Не знаю, цеховая солидарность ли взыграла в сопровождающем нас Нандоре, или девчонка ему понравилась, но он чуть отстранил плечом с дороги и Адриана, и меня, а дальше последовал классический подкат:
– Леди? Вам помочь? – и платочек ей протянул, причем, поганец, постарался оттеснить девушку от “пострадавшего” кладовщика и дать тому возможность ретироваться. – Что вас так расстроило?
Не тут-то было! “Леди” просекла его маневр в два счета, вцепилась в свою жертву уже двумя руками и скандальным от испуга (а это четко слышалось) голосом взвыла:
– Нет уж! Это мое дипломное дело! Господин Жолибож, я от вас не отстану, пока не зафиксируете улики и не внесете в опись! Я… я… господин следователь, скажите ему! – эк она на лету-то ловко переключилась!
Одной рукой в дядьку, другой Нандора за пиджак и слезу пустила. Хе… А вот это уже из области театральщины. Не знаю, как мужикам, а мне заметно. Впрочем, она если и притворяется, то самую-самую малость.
– Леди, все, что только пожелаете! – искренне пообещал опер, нежно пытаясь разжать цепкие пальчики. – Только не надо так расстраиваться!
Ага, щаззз! Сам нарвался. Я бы на месте девчонки тоже ни одну жертву просто так не выпустила. И кладовщик, кстати, как опытный и поживший мужик сразу оценил и расправленные плечи столичного ловеласа и дрожащие на черных ресницах хрустальные слезки.
– Вот малахольная, – обреченно качнул он моржовыми усами. – Танатос с тобой, и правда ведь не отцепишься. Не выкинул я еще твои банки, да только что там фиксировать-то, д… девка ты блаженная?! – у мужика на лбу крупными буквами было написано, что собирался он сказать “дура”, но покосился на Нандора и в последнюю секунду передумал.
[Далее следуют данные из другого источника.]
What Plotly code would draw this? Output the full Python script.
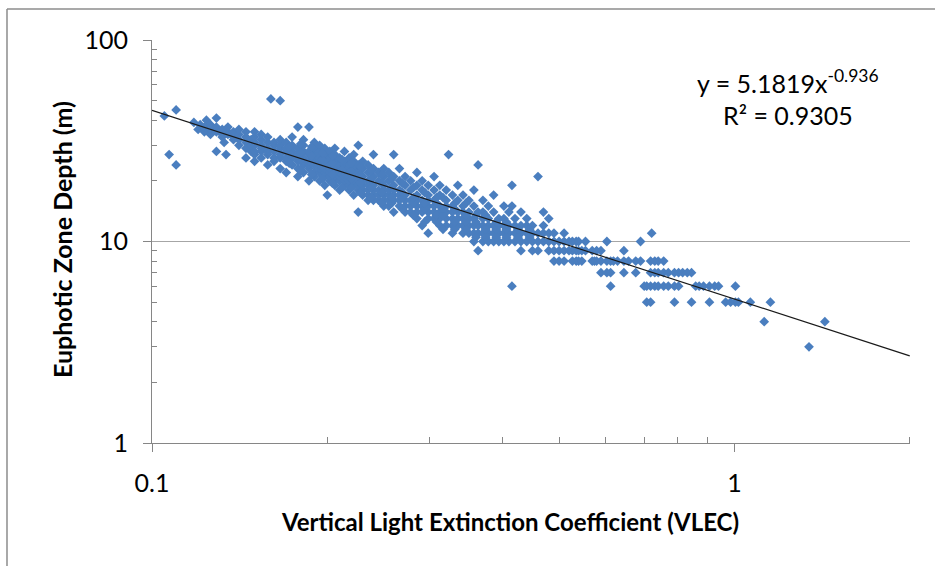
import plotly.graph_objects as go

# ---- data (VLEC, euphotic depth in m) ----
sparse_vlec = [0.105, 0.110, 0.107, 0.110, 0.118, 0.121, 0.124, 0.129, 0.129, 0.133, 0.134, 0.145,
               0.120, 0.123, 0.123, 0.126, 0.126, 0.126, 0.129, 0.129, 0.132, 0.132, 0.132,
               0.135, 0.135, 0.135, 0.138, 0.138, 0.138, 0.141, 0.141, 0.141, 0.141,
               0.145, 0.145, 0.145, 0.145, 0.148, 0.148, 0.148]
sparse_depth = [42, 45, 27, 24, 39, 38, 40, 41, 28, 31, 27, 26,
                36, 35, 37, 34, 36, 38, 35, 37, 33, 34, 36,
                34, 35, 37, 32, 33, 35, 30, 32, 34, 36,
                29, 31, 33, 35, 28, 30, 32]

band_vlec = [0.150, 0.154, 0.158, 0.160, 0.162, 0.166, 0.170, 0.174, 0.178, 0.182, 0.186,
             0.190, 0.194, 0.198, 0.200, 0.202, 0.206, 0.210, 0.214, 0.218, 0.222, 0.226,
             0.230, 0.235, 0.240, 0.245, 0.250, 0.255, 0.260, 0.266, 0.272, 0.278, 0.285,
             0.291, 0.298, 0.305, 0.312, 0.320, 0.323, 0.328, 0.335, 0.342, 0.350, 0.357,
             0.363, 0.370, 0.378, 0.386, 0.394, 0.402, 0.410, 0.415, 0.420, 0.430, 0.440,
             0.450, 0.460, 0.470, 0.480, 0.490, 0.500, 0.510, 0.520, 0.527, 0.535, 0.540,
             0.547, 0.555, 0.570, 0.575, 0.580, 0.590, 0.604, 0.613, 0.620, 0.630, 0.646,
             0.658, 0.677, 0.690, 0.700, 0.707, 0.718, 0.721, 0.730, 0.740, 0.756, 0.770,
             0.789, 0.802, 0.815, 0.830, 0.844, 0.858, 0.870, 0.885, 0.906, 0.925, 0.939,
             0.966, 0.985, 1.004, 1.016, 1.065, 1.125, 1.153, 1.343, 1.430]
band_depth = [
    [25, 27, 28, 30, 31, 33, 35], [26, 28, 29, 30, 32, 34], [24, 27, 28, 29, 31, 33], [51],
    [25, 26, 28, 30, 31], [50, 23, 26, 27, 29, 30, 32], [22, 25, 26, 28, 29, 31],
    [24, 26, 27, 28, 30, 33], [21, 23, 25, 26, 27, 29, 37], [22, 24, 25, 26, 28, 30, 32],
    [20, 23, 24, 25, 27, 28, 37], [21, 22, 24, 25, 26, 27, 29, 31],
    [20, 22, 23, 24, 25, 26, 28, 30], [19, 21, 22, 23, 24, 25, 27, 29], [17],
    [20, 21, 22, 23, 24, 26, 28], [19, 20, 21, 22, 23, 25, 27, 29], [18, 20, 21, 22, 23, 24, 26],
    [19, 20, 21, 22, 24, 25, 28], [18, 19, 20, 21, 23, 24, 26], [17, 19, 20, 21, 22, 23, 25, 27],
    [14, 30, 18, 19, 20, 22, 24], [17, 18, 19, 20, 21, 23, 25], [16, 17, 18, 19, 20, 22, 24],
    [16, 17, 18, 19, 21, 23, 27], [16, 17, 18, 20, 22], [15, 16, 17, 18, 19, 21, 23],
    [15, 16, 17, 18, 20, 22], [14, 16, 17, 18, 19, 21, 27], [15, 16, 17, 18, 20, 23],
    [14, 15, 16, 17, 19, 21], [14, 15, 16, 18, 20], [13, 14, 15, 16, 17, 19, 22],
    [12, 14, 15, 16, 18, 20], [11, 13, 14, 15, 16, 17, 19], [13, 14, 15, 16, 18, 21],
    [12, 13, 14, 15, 17, 19], [12, 13, 14, 15, 16, 18], [27], [11, 12, 13, 14, 15, 17],
    [12, 13, 14, 16, 19], [11, 12, 13, 14, 15, 17], [11, 12, 13, 14, 16],
    [10, 11, 12, 13, 15, 18], [9, 24, 11, 12, 14], [10, 11, 12, 13, 14, 16],
    [10, 11, 12, 13, 15], [10, 11, 12, 14, 17], [10, 11, 12, 13], [10, 11, 12, 13, 15],
    [10, 11, 12, 14], [6, 15, 19], [10, 11, 12, 13], [9, 10, 11, 12, 14], [10, 11, 12, 13],
    [9, 10, 11, 12], [9, 10, 11, 21], [10, 11, 12, 14], [9, 10, 11, 13], [8, 9, 10, 11],
    [8, 9, 10], [8, 9, 10, 11], [9, 10], [8, 9, 10], [8, 9, 10], [8, 9, 10],
    [8, 9], [9, 10], [8, 9], [8], [8, 9], [7, 8, 9], [7, 8, 10], [6, 7, 8], [8], [8],
    [7, 8, 9], [8], [7, 8], [8, 10], [6], [5, 6], [5, 6, 7, 8], [11], [6, 7, 8], [6, 7, 8],
    [6, 7, 8], [6, 7], [5, 6, 7], [6, 7], [7], [7], [5, 7], [6], [6], [6], [5, 6], [6], [6],
    [5], [5], [5, 6], [5], [5], [4], [5], [3], [4]]

band2_vlec = [0.172, 0.180, 0.188, 0.196, 0.204, 0.212, 0.220, 0.228, 0.238, 0.248, 0.258,
              0.269, 0.281, 0.294, 0.308, 0.316, 0.331, 0.346, 0.360, 0.374, 0.390, 0.406,
              0.425, 0.445]
band2_depth = [
    [24.5, 27.5, 29.5], [22.5, 25.5, 27.5, 30.5], [21.5, 24.5, 26.5, 29.5],
    [20.5, 23.5, 25.5, 27.5], [19.5, 21.5, 24.5, 26.5], [18.5, 21.5, 22.5, 25.5],
    [18.5, 20.5, 22.5, 24.5], [17.5, 19.5, 21.5, 23.5], [16.5, 18.5, 20.5, 22.5],
    [15.5, 17.5, 19.5, 21.5], [15.5, 16.5, 18.5, 20.5], [14.5, 16.5, 17.5, 19.5],
    [13.5, 15.5, 16.5, 18.5], [12.5, 14.5, 15.5, 17.5], [12.5, 13.5, 15.5, 16.5],
    [11.5, 13.5, 14.5, 16.5], [11.5, 12.5, 14.5, 15.5], [11.5, 12.5, 13.5, 15.5],
    [10.5, 12.5, 13.5], [10.5, 11.5, 13.5], [10.5, 11.5, 12.5], [10.5, 11.5, 12.5],
    [10.5, 11.5], [10.5, 11.5]]

fit_a = 5.1819
fit_b = -0.936
fit_range = [0.1, 2.0]

vlec = list(sparse_vlec)
depth = list(sparse_depth)
for cols_x, cols_y in ((band_vlec, band_depth), (band2_vlec, band2_depth)):
    for xv, col in zip(cols_x, cols_y):
        for yv in col:
            vlec.append(xv)
            depth.append(yv)

fit_y = [fit_a * v ** fit_b for v in fit_range]

AX = '#868686'
fig = go.Figure()
fig.add_trace(go.Scatter(x=vlec, y=depth, mode='markers',
                         marker=dict(symbol='diamond', size=7.5, color='#4A7EBF',
                                     line=dict(width=0)),
                         hoverinfo='x+y'))
fig.add_trace(go.Scatter(x=fit_range, y=fit_y, mode='lines',
                         line=dict(color='#1a1a1a', width=1.2), hoverinfo='skip'))

fig.update_layout(
    width=935, height=566,
    margin=dict(l=152, r=25, t=40, b=123),
    plot_bgcolor='white', paper_bgcolor='white',
    showlegend=False,
    font=dict(family='Lato', color='#000000'),
    xaxis=dict(type='log', range=[-1, 0.3015],
               tickvals=[0.1, 1], ticktext=['0.1', '1'],
               ticks='outside', ticklen=8, tickcolor=AX, tickwidth=1,
               tickfont=dict(size=25), ticklabelstandoff=10,
               showline=True, linecolor=AX, linewidth=1,
               showgrid=False, zeroline=False,
               minor=dict(tickvals=[0.2, 0.3, 0.4, 0.5, 0.6, 0.7, 0.8, 0.9, 2],
                          ticks='inside', ticklen=6, tickcolor=AX, showgrid=False)),
    yaxis=dict(type='log', range=[0, 2],
               tickvals=[1, 10, 100], ticktext=['1', '10', '100'],
               ticks='outside', ticklen=8, tickcolor=AX, tickwidth=1,
               tickfont=dict(size=25), ticklabelstandoff=10,
               showline=True, linecolor=AX, linewidth=1,
               showgrid=True, gridcolor='#a6a6a6', gridwidth=1, zeroline=False,
               minor=dict(tickvals=[2, 3, 4, 5, 6, 7, 8, 9, 20, 30, 40, 50, 60, 70, 80, 90],
                          ticks='inside', ticklen=5, tickcolor=AX, showgrid=False)),
    annotations=[
        dict(text='<b>Vertical Light Extinction Coefficient (VLEC)</b>', xref='paper', yref='paper',
             x=0.4723, y=-0.196, xanchor='center', yanchor='middle', showarrow=False,
             font=dict(size=24, family='Lato')),
        dict(text='<b>Euphotic Zone Depth (m)</b>', xref='paper', yref='paper',
             x=-0.1187, y=0.5037, xanchor='center', yanchor='middle', showarrow=False,
             textangle=-90, font=dict(size=25, family='Lato')),
        dict(text='y = 5.1819x<sup>-0.936</sup>', xref='paper', yref='paper',
             x=0.839, y=0.8958, xanchor='center', yanchor='middle', showarrow=False,
             font=dict(size=25, family='Lato')),
        dict(text='R² = 0.9305', xref='paper', yref='paper',
             x=0.839, y=0.8139, xanchor='center', yanchor='middle', showarrow=False,
             font=dict(size=25, family='Lato')),
    ],
    shapes=[
        dict(type='line', xref='paper', yref='paper', x0=-0.1913, x1=1.1, y0=1.0769, y1=1.0769,
             line=dict(color='#8c8c8c', width=1.5)),
        dict(type='line', xref='paper', yref='paper', x0=-0.1913, x1=-0.1913, y0=1.0769, y1=-0.4,
             line=dict(color='#8c8c8c', width=1.5)),
    ],
)

fig.write_html('out.html')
– Пойдемте зафиксируем, – предложил опер. – А то нехорошо получается. Какие-то банки, а красивая леди так расстраивается, – и ловко вывернулся из ее рук, чтобы тут же самому подхватить даму под локоток. А нам подмигнул с намеком – мол, а не подождать ли вам, гости дорогие, хозяина, то есть Мартоша, прямо здесь? А я пока…
Наткнувшись на наши одинаково выразительные взгляды, Нандор чуть скривился, обреченно вздохнул и повлек даму на склад вещественных улик, уже не обращая внимания на то, что мы в две любопытные рожи топаем следом.
И знаете что? Я понаблюдала за тем, как практикантка горячо доказывает что-то двум скептикам, и усмехнулась. Кладовщик свою кисло-недовольную рожу и не скрывал, а Нандор деликатно делал вид, что весь внимание. Девушка же все горячилась, тыча пальцем в перчатке в белый налет на больших стеклянных банках непривычной формы.
Понаблюдав за всем этим, я не выдержала и сказала Адриану на ухо:
– Девчонка – гений. Если у вас тут еще никто не додумался снимать потожировые отпечатки пальцев, то она только что сказала новое слово в криминалистике.